OBJECTIVE:
Repeat every record exactly, but keep images out of the copy.

DATASET:
..............................

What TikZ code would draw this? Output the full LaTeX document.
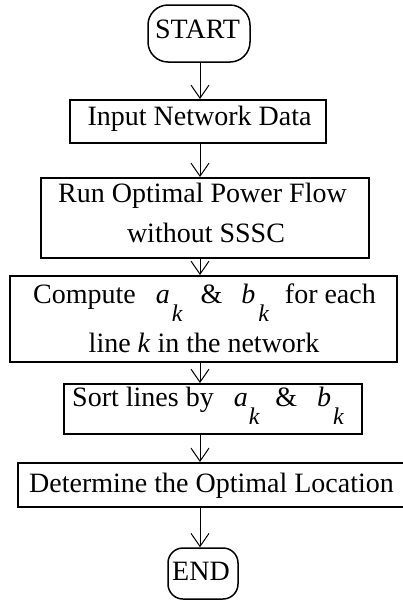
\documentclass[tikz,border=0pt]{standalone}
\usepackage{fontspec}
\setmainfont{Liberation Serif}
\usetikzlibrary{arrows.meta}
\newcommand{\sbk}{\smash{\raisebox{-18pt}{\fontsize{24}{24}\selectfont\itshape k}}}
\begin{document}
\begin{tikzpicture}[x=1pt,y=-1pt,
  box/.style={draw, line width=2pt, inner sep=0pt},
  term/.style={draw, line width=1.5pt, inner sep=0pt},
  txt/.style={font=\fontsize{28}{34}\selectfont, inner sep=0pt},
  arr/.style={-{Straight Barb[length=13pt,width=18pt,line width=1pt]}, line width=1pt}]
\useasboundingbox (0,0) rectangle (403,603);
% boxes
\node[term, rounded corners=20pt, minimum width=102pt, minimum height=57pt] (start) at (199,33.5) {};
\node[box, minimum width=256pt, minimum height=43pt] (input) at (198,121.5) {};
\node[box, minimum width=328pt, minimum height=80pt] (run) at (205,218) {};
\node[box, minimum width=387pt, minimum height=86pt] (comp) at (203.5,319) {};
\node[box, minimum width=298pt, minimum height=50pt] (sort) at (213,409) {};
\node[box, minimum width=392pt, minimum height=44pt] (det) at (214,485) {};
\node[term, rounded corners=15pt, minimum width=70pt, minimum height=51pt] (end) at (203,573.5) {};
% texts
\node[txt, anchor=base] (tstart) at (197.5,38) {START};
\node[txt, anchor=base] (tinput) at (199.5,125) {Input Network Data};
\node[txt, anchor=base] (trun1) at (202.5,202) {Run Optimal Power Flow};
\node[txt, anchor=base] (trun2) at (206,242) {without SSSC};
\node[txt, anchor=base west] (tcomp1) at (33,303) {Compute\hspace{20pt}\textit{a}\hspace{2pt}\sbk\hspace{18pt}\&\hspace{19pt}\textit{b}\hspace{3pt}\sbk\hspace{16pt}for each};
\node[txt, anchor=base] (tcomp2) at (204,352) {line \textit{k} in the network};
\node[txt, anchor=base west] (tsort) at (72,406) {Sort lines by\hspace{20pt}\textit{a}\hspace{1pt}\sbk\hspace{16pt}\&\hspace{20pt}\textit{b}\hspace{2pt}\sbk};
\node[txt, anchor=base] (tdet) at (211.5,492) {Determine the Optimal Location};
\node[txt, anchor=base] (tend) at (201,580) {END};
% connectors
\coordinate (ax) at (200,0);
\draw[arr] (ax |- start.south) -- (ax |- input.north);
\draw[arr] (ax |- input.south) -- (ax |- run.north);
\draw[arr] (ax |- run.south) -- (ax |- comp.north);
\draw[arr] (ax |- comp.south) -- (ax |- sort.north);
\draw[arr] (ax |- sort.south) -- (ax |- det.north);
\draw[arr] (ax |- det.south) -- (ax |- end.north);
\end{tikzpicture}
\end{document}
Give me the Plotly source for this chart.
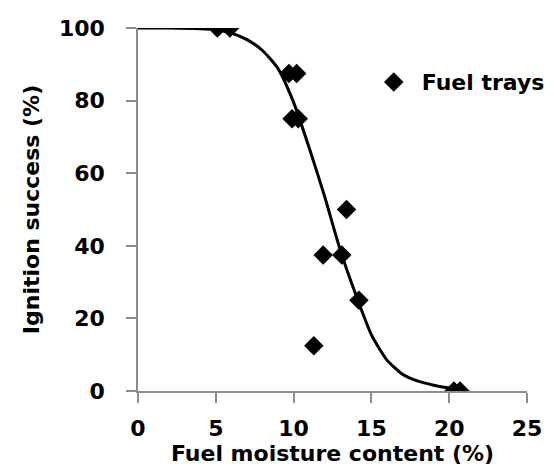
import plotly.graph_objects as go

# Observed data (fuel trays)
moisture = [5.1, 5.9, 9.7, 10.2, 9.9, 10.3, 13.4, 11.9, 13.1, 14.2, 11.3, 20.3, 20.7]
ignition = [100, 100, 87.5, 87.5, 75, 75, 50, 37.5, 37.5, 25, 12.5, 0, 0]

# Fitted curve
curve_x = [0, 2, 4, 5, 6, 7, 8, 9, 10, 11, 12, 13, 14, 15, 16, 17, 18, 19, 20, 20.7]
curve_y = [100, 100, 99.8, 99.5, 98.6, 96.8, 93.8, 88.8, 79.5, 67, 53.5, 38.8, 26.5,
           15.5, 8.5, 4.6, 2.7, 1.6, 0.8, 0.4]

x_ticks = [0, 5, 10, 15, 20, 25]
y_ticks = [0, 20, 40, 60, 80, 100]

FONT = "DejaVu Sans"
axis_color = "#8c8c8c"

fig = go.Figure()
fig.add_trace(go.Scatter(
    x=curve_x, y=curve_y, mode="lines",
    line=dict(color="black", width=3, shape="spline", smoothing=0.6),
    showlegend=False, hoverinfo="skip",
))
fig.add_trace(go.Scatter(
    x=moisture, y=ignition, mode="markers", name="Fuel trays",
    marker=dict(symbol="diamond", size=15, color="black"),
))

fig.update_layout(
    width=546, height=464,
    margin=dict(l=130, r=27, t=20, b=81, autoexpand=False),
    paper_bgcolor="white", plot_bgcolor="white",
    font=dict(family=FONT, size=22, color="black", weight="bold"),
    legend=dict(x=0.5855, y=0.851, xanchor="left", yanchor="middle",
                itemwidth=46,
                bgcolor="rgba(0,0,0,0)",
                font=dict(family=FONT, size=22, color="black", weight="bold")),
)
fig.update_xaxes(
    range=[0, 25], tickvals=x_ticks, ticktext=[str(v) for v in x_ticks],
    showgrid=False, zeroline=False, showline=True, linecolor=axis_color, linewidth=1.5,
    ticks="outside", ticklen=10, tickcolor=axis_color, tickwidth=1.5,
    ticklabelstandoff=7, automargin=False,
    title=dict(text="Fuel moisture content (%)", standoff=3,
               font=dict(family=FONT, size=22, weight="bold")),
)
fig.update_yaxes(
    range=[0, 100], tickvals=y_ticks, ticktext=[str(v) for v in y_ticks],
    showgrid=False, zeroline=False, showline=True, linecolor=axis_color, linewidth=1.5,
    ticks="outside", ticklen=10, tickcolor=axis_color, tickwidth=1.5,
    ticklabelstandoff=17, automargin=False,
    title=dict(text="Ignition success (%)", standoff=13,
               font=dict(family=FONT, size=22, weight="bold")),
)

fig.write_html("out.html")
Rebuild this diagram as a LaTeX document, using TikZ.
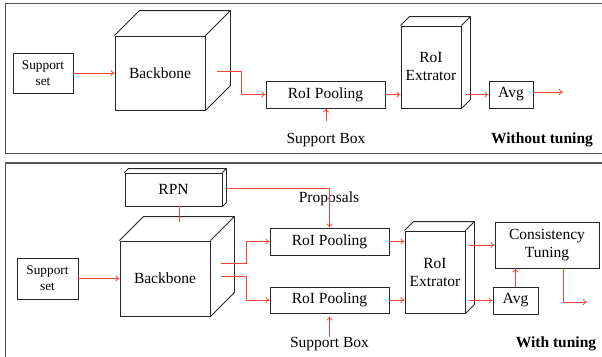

..............................

OUTPUT OF THE TASK:
What TikZ code would draw this? Output the full LaTeX document.
\documentclass[tikz,border=0pt]{standalone}
\usepackage{fontspec}
\setmainfont{Liberation Serif}
\usetikzlibrary{arrows.meta}
\newcommand{\sbk}{\smash{\raisebox{-18pt}{\fontsize{24}{24}\selectfont\itshape k}}}
\begin{document}
\begin{tikzpicture}[x=1pt,y=-1pt,
  box/.style={draw, line width=2pt, inner sep=0pt},
  term/.style={draw, line width=1.5pt, inner sep=0pt},
  txt/.style={font=\fontsize{28}{34}\selectfont, inner sep=0pt},
  arr/.style={-{Straight Barb[length=13pt,width=18pt,line width=1pt]}, line width=1pt}]
\useasboundingbox (0,0) rectangle (403,603);
% boxes
\node[term, rounded corners=20pt, minimum width=102pt, minimum height=57pt] (start) at (199,33.5) {};
\node[box, minimum width=256pt, minimum height=43pt] (input) at (198,121.5) {};
\node[box, minimum width=328pt, minimum height=80pt] (run) at (205,218) {};
\node[box, minimum width=387pt, minimum height=86pt] (comp) at (203.5,319) {};
\node[box, minimum width=298pt, minimum height=50pt] (sort) at (213,409) {};
\node[box, minimum width=392pt, minimum height=44pt] (det) at (214,485) {};
\node[term, rounded corners=15pt, minimum width=70pt, minimum height=51pt] (end) at (203,573.5) {};
% texts
\node[txt, anchor=base] (tstart) at (197.5,38) {START};
\node[txt, anchor=base] (tinput) at (199.5,125) {Input Network Data};
\node[txt, anchor=base] (trun1) at (202.5,202) {Run Optimal Power Flow};
\node[txt, anchor=base] (trun2) at (206,242) {without SSSC};
\node[txt, anchor=base west] (tcomp1) at (33,303) {Compute\hspace{20pt}\textit{a}\hspace{2pt}\sbk\hspace{18pt}\&\hspace{19pt}\textit{b}\hspace{3pt}\sbk\hspace{16pt}for each};
\node[txt, anchor=base] (tcomp2) at (204,352) {line \textit{k} in the network};
\node[txt, anchor=base west] (tsort) at (72,406) {Sort lines by\hspace{20pt}\textit{a}\hspace{1pt}\sbk\hspace{16pt}\&\hspace{20pt}\textit{b}\hspace{2pt}\sbk};
\node[txt, anchor=base] (tdet) at (211.5,492) {Determine the Optimal Location};
\node[txt, anchor=base] (tend) at (201,580) {END};
% connectors
\coordinate (ax) at (200,0);
\draw[arr] (ax |- start.south) -- (ax |- input.north);
\draw[arr] (ax |- input.south) -- (ax |- run.north);
\draw[arr] (ax |- run.south) -- (ax |- comp.north);
\draw[arr] (ax |- comp.south) -- (ax |- sort.north);
\draw[arr] (ax |- sort.south) -- (ax |- det.north);
\draw[arr] (ax |- det.south) -- (ax |- end.north);
\end{tikzpicture}
\end{document}
Give me the Plotly source for this chart.
import plotly.graph_objects as go

# Observed data (fuel trays)
moisture = [5.1, 5.9, 9.7, 10.2, 9.9, 10.3, 13.4, 11.9, 13.1, 14.2, 11.3, 20.3, 20.7]
ignition = [100, 100, 87.5, 87.5, 75, 75, 50, 37.5, 37.5, 25, 12.5, 0, 0]

# Fitted curve
curve_x = [0, 2, 4, 5, 6, 7, 8, 9, 10, 11, 12, 13, 14, 15, 16, 17, 18, 19, 20, 20.7]
curve_y = [100, 100, 99.8, 99.5, 98.6, 96.8, 93.8, 88.8, 79.5, 67, 53.5, 38.8, 26.5,
           15.5, 8.5, 4.6, 2.7, 1.6, 0.8, 0.4]

x_ticks = [0, 5, 10, 15, 20, 25]
y_ticks = [0, 20, 40, 60, 80, 100]

FONT = "DejaVu Sans"
axis_color = "#8c8c8c"

fig = go.Figure()
fig.add_trace(go.Scatter(
    x=curve_x, y=curve_y, mode="lines",
    line=dict(color="black", width=3, shape="spline", smoothing=0.6),
    showlegend=False, hoverinfo="skip",
))
fig.add_trace(go.Scatter(
    x=moisture, y=ignition, mode="markers", name="Fuel trays",
    marker=dict(symbol="diamond", size=15, color="black"),
))

fig.update_layout(
    width=546, height=464,
    margin=dict(l=130, r=27, t=20, b=81, autoexpand=False),
    paper_bgcolor="white", plot_bgcolor="white",
    font=dict(family=FONT, size=22, color="black", weight="bold"),
    legend=dict(x=0.5855, y=0.851, xanchor="left", yanchor="middle",
                itemwidth=46,
                bgcolor="rgba(0,0,0,0)",
                font=dict(family=FONT, size=22, color="black", weight="bold")),
)
fig.update_xaxes(
    range=[0, 25], tickvals=x_ticks, ticktext=[str(v) for v in x_ticks],
    showgrid=False, zeroline=False, showline=True, linecolor=axis_color, linewidth=1.5,
    ticks="outside", ticklen=10, tickcolor=axis_color, tickwidth=1.5,
    ticklabelstandoff=7, automargin=False,
    title=dict(text="Fuel moisture content (%)", standoff=3,
               font=dict(family=FONT, size=22, weight="bold")),
)
fig.update_yaxes(
    range=[0, 100], tickvals=y_ticks, ticktext=[str(v) for v in y_ticks],
    showgrid=False, zeroline=False, showline=True, linecolor=axis_color, linewidth=1.5,
    ticks="outside", ticklen=10, tickcolor=axis_color, tickwidth=1.5,
    ticklabelstandoff=17, automargin=False,
    title=dict(text="Ignition success (%)", standoff=13,
               font=dict(family=FONT, size=22, weight="bold")),
)

fig.write_html("out.html")
Rebuild this diagram as a LaTeX document, using TikZ.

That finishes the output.